There are four main signs of the infection that affect both men and women. According to the NHS, among women the most common symptoms include:

  • An unusual vaginal discharge, which may be thin or watery and green or yellow in colour
  • Pain or a burning sensation when passing urine
  • Pain or tenderness in the lower abdominal area – this is less common
  • Bleeding between periods, heavier periods and bleeding after sex – this is less common

Whereas in men, symptoms of gonorrhoea can include:

  • An unusual discharge from the tip of the penis, which may be white, yellow or green
  • Pain or a burning sensation when urinating
  • Inflammation (swelling) of the foreskin
  • Pain or tenderness in the testicles – this is rare

It's also possible for gonorrhoea to infect the rectum, eyes and throat.

“Infection in the rectum can cause discomfort, pain or discharge,” says the NHS. “Infection in the eyes can cause irritation, pain, swelling and discharge, and infection in the throat usually causes no symptoms.”

How many people are infected

Latest figures from the UK Health Security Agency (UKHSA) show there were 392,453 sexually transmitted infections (STIs) reported in England in 2022. Among the most widespread were gonorrhoea and syphilis, with the former rising by 50.3 per cent to 82,592 in 2022, compared to the year before. This is the highest number of cases in any one year since records began in 1918.

What to do if you think you have an STI

Navin Khosla, pharmacist at Now Patient, spoke with about what to do if you think you have an STI.

Get tested

If you have more than one sexual partner, it is important to get tested on a regular basis. If you suspect you have an STI, make sure you visit your local sexual health clinic as soon as possible. The sooner you receive the results, the quicker treatment can begin.

Tell your sexual partners

While it inevitably won't be an easy conversation, if you think you have an STI you need to let your sexual partners know. And remember, there is nothing to be ashamed of. It’s important to get tested and treated as soon as possible.

Refrain from having sex

Until a test result gives you the all-clear, it’s essential you refrain from any sexual activity. Doing so will reduce the chances of someone else potentially catching the infection.

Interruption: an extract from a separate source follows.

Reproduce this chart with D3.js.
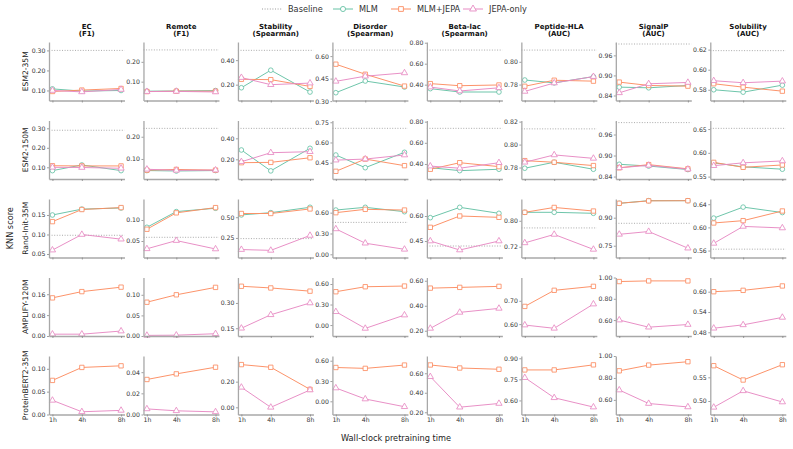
<!DOCTYPE html>
<html><head><meta charset="utf-8">
<script src="https://cdn.jsdelivr.net/npm/d3@7"></script>
<style>body{margin:0;background:#fff}svg{display:block}text{font-family:"DejaVu Sans",sans-serif}</style>
</head><body><svg id="c" width="793" height="449"></svg>
<script>
const tasks = ["EC","Remote","Stability","Disorder","Beta-lac","Peptide-HLA","SignalP","Solubility"];
const metrics = ["(F1)","(F1)","(Spearman)","(Spearman)","(Spearman)","(AUC)","(AUC)","(AUC)"];
const models = ["ESM2-35M","ESM2-150M","Rand-Init-35M","AMPLIFY-120M","ProteinBERT2-35M"];
const hours = [1,4,8];
const hourLabels = ["1h","4h","8h"];
const seriesNames = ["MLM","MLM+JEPA","JEPA-only"];

// values [model][task][hour]
const mlm = [
 [[0.108,0.097,0.100],[0.052,0.053,0.055],[0.175,0.318,0.140],[0.356,0.434,0.394],[0.362,0.330,0.330],[0.784,0.7815,0.787],[0.865,0.863,0.870],[0.580,0.5776,0.5846]],
 [[0.083,0.112,0.083],[0.048,0.046,0.048],[0.289,0.090,0.305],[0.507,0.413,0.527],[0.365,0.337,0.350],[0.7794,0.7846,0.7785],[0.875,0.870,0.860],[0.579,0.5706,0.5656]],
 [[0.150,0.165,0.168],[0.0826,0.120,0.128],[0.528,0.555,0.620],[0.638,0.677,0.614],[0.590,0.652,0.616],[0.826,0.826,0.823],[0.977,0.991,0.991],[0.616,0.635,0.6256]],
 null,
 null
];
const mlmJepa = [
 [[0.095,0.102,0.110],[0.050,0.052,0.052],[0.244,0.241,0.186],[0.546,0.479,0.400],[0.410,0.390,0.397],[0.7785,0.7838,0.783],[0.880,0.870,0.868],[0.586,0.5826,0.5786]],
 [[0.108,0.107,0.107],[0.0497,0.053,0.050],[0.168,0.171,0.215],[0.386,0.477,0.428],[0.350,0.412,0.375],[0.786,0.7846,0.7817],[0.865,0.874,0.862],[0.580,0.5696,0.5745]],
 [[0.133,0.164,0.169],[0.078,0.117,0.1295],[0.545,0.545,0.600],[0.600,0.648,0.638],[0.532,0.600,0.592],[0.826,0.841,0.830],[0.977,0.990,0.991],[0.6076,0.6116,0.6283]],
 [[0.146,0.170,0.187],[0.082,0.100,0.118],[0.399,0.389,0.370],[0.487,0.560,0.570],[0.541,0.547,0.555],[0.676,0.745,0.762],[0.962,0.968,0.968],[0.600,0.604,0.617]],
 [[0.0746,0.103,0.1065],[0.0331,0.0384,0.0447],[0.333,0.312,0.140],[0.500,0.487,0.536],[0.685,0.654,0.641],[0.817,0.817,0.853],[0.865,0.917,0.948],[0.5745,0.5443,0.5766]]
];
const jepaOnly = [
 [[0.100,0.093,0.105],[0.050,0.051,0.048],[0.258,0.200,0.213],[0.432,0.466,0.488],[0.377,0.340,0.370],[0.774,0.7814,0.787],[0.848,0.875,0.879],[0.589,0.587,0.5886]],
 [[0.100,0.099,0.095],[0.0538,0.049,0.050],[0.177,0.263,0.273],[0.469,0.477,0.507],[0.380,0.360,0.412],[0.7846,0.791,0.788],[0.865,0.872,0.861],[0.573,0.579,0.583]],
 [[0.060,0.100,0.088],[0.0314,0.051,0.031],[0.110,0.100,0.280],[0.366,0.160,0.072],[0.450,0.396,0.450],[0.732,0.758,0.712],[0.811,0.826,0.737],[0.5724,0.6017,0.599]],
 [[0.007,0.007,0.019],[0.0015,0.002,0.0055],[0.150,0.230,0.300],[0.195,-0.049,0.146],[0.219,0.347,0.379],[0.596,0.582,0.686],[0.600,0.533,0.558],[0.492,0.502,0.524]],
 [[0.031,0.006,0.009],[0.0053,0.0035,0.0025],[0.156,0.000,0.135],[0.197,0.034,-0.080],[0.565,0.252,0.290],[0.762,0.619,0.553],[0.690,0.567,0.536],[0.4867,0.5215,0.4979]]
];
const baseline = [
 [0.300,0.260,0.480,0.640,0.730,0.8103,0.994,0.619],
 [0.290,0.2376,0.495,0.705,0.737,0.8137,0.994,0.6515],
 [0.098,0.0588,0.242,0.460,0.420,0.778,0.870,0.5624],
 null,
 null
];
const yLimits = [
 [[0.05,0.342],[0.005,0.300],[0.071,0.548],[0.304,0.694],[0.249,0.807],[0.766,0.8174],[0.825,1.0],[0.5693,0.6276]],
 [[0.040,0.340],[0.010,0.273],[0.0125,0.570],[0.329,0.763],[0.258,0.811],[0.770,0.821],[0.833,1.0],[0.545,0.668]],
 [[0.041,0.191],[0.0107,0.150],[0.014,0.720],[-0.046,0.797],[0.351,0.702],[0.687,0.867],[0.687,1.0],[0.548,0.649]],
 [[0.0,0.224],[0.0,0.142],[0.104,0.451],[-0.160,0.695],[0.158,0.626],[0.549,0.800],[0.450,1.0],[0.469,0.642]],
 [[0.0,0.128],[0.0,0.0553],[-0.056,0.400],[-0.195,0.670],[0.177,0.777],[0.500,0.916],[0.467,1.0],[0.4715,0.595]]
];
const yTicks = [
 [[0.10,0.20,0.30],[0.10,0.20],[0.20,0.40],[0.30,0.45,0.60],[0.40,0.60,0.80],[0.78,0.80],[0.84,0.90,0.96],[0.58,0.60,0.62]],
 [[0.10,0.20,0.30],[0.10,0.20],[0.20,0.40],[0.45,0.60,0.75],[0.40,0.60,0.80],[0.78,0.80,0.82],[0.84,0.90,0.96],[0.55,0.60,0.65]],
 [[0.05,0.10,0.15],[0.05,0.10],[0.25,0.50],[0.00,0.30,0.60],[0.45,0.60],[0.72,0.80],[0.75,0.90],[0.56,0.60,0.64]],
 [[0.00,0.08,0.16],[0.00,0.05,0.10],[0.15,0.30],[0.00,0.30,0.60],[0.20,0.40,0.60],[0.60,0.70],[0.60,0.80,1.00],[0.48,0.54,0.60]],
 [[0.00,0.05,0.10],[0.00,0.02,0.04],[0.00,0.20],[0.00,0.30,0.60],[0.20,0.40,0.60],[0.60,0.75,0.90],[0.60,0.80,1.00],[0.50,0.55]]
];

const colors = {"MLM":"#66c2a5","MLM+JEPA":"#fc8d62","JEPA-only":"#e78ac3"};
const markers = {"MLM":d3.symbolCircle,"MLM+JEPA":d3.symbolSquare,"JEPA-only":d3.symbolTriangle};
const markerSize = {"MLM":17,"MLM+JEPA":19,"JEPA-only":17};
const seriesData = {"MLM":mlm,"MLM+JEPA":mlmJepa,"JEPA-only":jepaOnly};

const svg = d3.select("#c");
const colX0 = 49, colStep = 94.47, panelW = 75.5;
const rowY0 = 42, rowStep = 78.5, panelH = 58.5;
const axisColor = "#a8a8a8", textColor = "#333";

// legend
const leg = svg.append("g");
const legItems = [
  {name:"Baseline", x:262},
  {name:"MLM", x:333},
  {name:"MLM+JEPA", x:391},
  {name:"JEPA-only", x:463}
];
legItems.forEach(it=>{
  const ly = 9;
  if (it.name==="Baseline"){
    leg.append("line").attr("x1",it.x).attr("x2",it.x+20).attr("y1",ly).attr("y2",ly)
      .attr("stroke","#999").attr("stroke-width",1).attr("stroke-dasharray","1,1.6");
  } else {
    leg.append("line").attr("x1",it.x).attr("x2",it.x+20).attr("y1",ly).attr("y2",ly)
      .attr("stroke",colors[it.name]).attr("stroke-width",1);
    leg.append("path").attr("d",d3.symbol(markers[it.name],markerSize[it.name]*1.2)())
      .attr("transform",`translate(${it.x+10},${ly})`)
      .attr("fill","#fff").attr("stroke",colors[it.name]).attr("stroke-width",0.9);
  }
  leg.append("text").attr("x",it.x+26).attr("y",ly+3).attr("font-size",8.2).attr("fill",textColor).text(it.name);
});

// column titles
tasks.forEach((t,c)=>{
  const cx = colX0 + c*colStep + panelW/2;
  svg.append("text").attr("x",cx).attr("y",28.5).attr("text-anchor","middle")
    .attr("font-size",7).attr("font-weight","bold").attr("fill","#111").text(t);
  svg.append("text").attr("x",cx).attr("y",36).attr("text-anchor","middle")
    .attr("font-size",7).attr("font-weight","bold").attr("fill","#111").text(metrics[c]);
});

// row labels
models.forEach((m,r)=>{
  const cy = rowY0 + r*rowStep + panelH/2;
  svg.append("text").attr("transform",`translate(28,${cy}) rotate(-90)`).attr("text-anchor","middle")
    .attr("font-size",7.6).attr("fill","#222").text(m);
});
svg.append("text").attr("transform",`translate(13,${rowY0 + 2*rowStep + panelH/2}) rotate(-90)`)
  .attr("text-anchor","middle").attr("font-size",8.2).attr("fill","#222").text("KNN score");
svg.append("text").attr("x",396).attr("y",441).attr("text-anchor","middle")
  .attr("font-size",8.2).attr("fill","#222").text("Wall-clock pretraining time");

const x = d3.scaleLinear().domain([0.65,8.35]).range([0,panelW]);

models.forEach((m,r)=>{
  tasks.forEach((t,c)=>{
    const g = svg.append("g").attr("transform",`translate(${colX0 + c*colStep},${rowY0 + r*rowStep})`);
    const y = d3.scaleLinear().domain(yLimits[r][c]).range([panelH,0]);
    if (baseline[r]){
      g.append("line").attr("x1",0).attr("x2",panelW)
        .attr("y1",y(baseline[r][c])).attr("y2",y(baseline[r][c]))
        .attr("stroke","#a0a0a0").attr("stroke-width",0.9).attr("stroke-dasharray","1,1.6");
    }
    seriesNames.forEach(s=>{
      const arr = seriesData[s][r];
      if (!arr) return;
      const vals = arr[c];
      const pts = hours.map((h,i)=>[h,vals[i]]);
      g.append("path").attr("d",d3.line().x(d=>x(d[0])).y(d=>y(d[1]))(pts))
        .attr("fill","none").attr("stroke",colors[s]).attr("stroke-width",1).attr("stroke-opacity",0.95);
      g.selectAll(null).data(pts).enter().append("path")
        .attr("d",d3.symbol(markers[s],markerSize[s])())
        .attr("transform",d=>`translate(${x(d[0])},${y(d[1])})`)
        .attr("fill","#fff").attr("stroke",colors[s]).attr("stroke-width",0.85);
    });
    // axes
    const ya = d3.axisLeft(y).tickValues(yTicks[r][c]).tickSize(2).tickSizeOuter(0).tickPadding(1.5).tickFormat(d3.format(".2f"));
    const yg = g.append("g").call(ya);
    const xa = d3.axisBottom(x).tickValues(hours).tickSize(2).tickSizeOuter(0).tickPadding(1.5)
      .tickFormat((d,i)=> r===models.length-1 ? hourLabels[i] : "");
    const xg = g.append("g").attr("transform",`translate(0,${panelH})`).call(xa);
    [yg,xg].forEach(a=>{
      a.select(".domain").attr("stroke",axisColor).attr("stroke-width",1.3);
      a.selectAll(".tick line").attr("stroke","#888").attr("stroke-width",0.8);
      a.selectAll(".tick text").attr("font-size",6.2).attr("fill",textColor).attr("font-family","DejaVu Sans, sans-serif");
    });
  });
});
</script></body></html>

If you do end up having intercourse, make sure a condom is worn by yourself or your partner.

Take medication

If a test for gonorrhoea comes back positive, then a sexual health practitioner will likely be in touch to talk through the next steps and to advise you on any medication.

Get yourself re-tested

If you've finished the course of medication, there is a chance the infection could still be lingering, so it's essential to get tested again to make sure it has completely gone.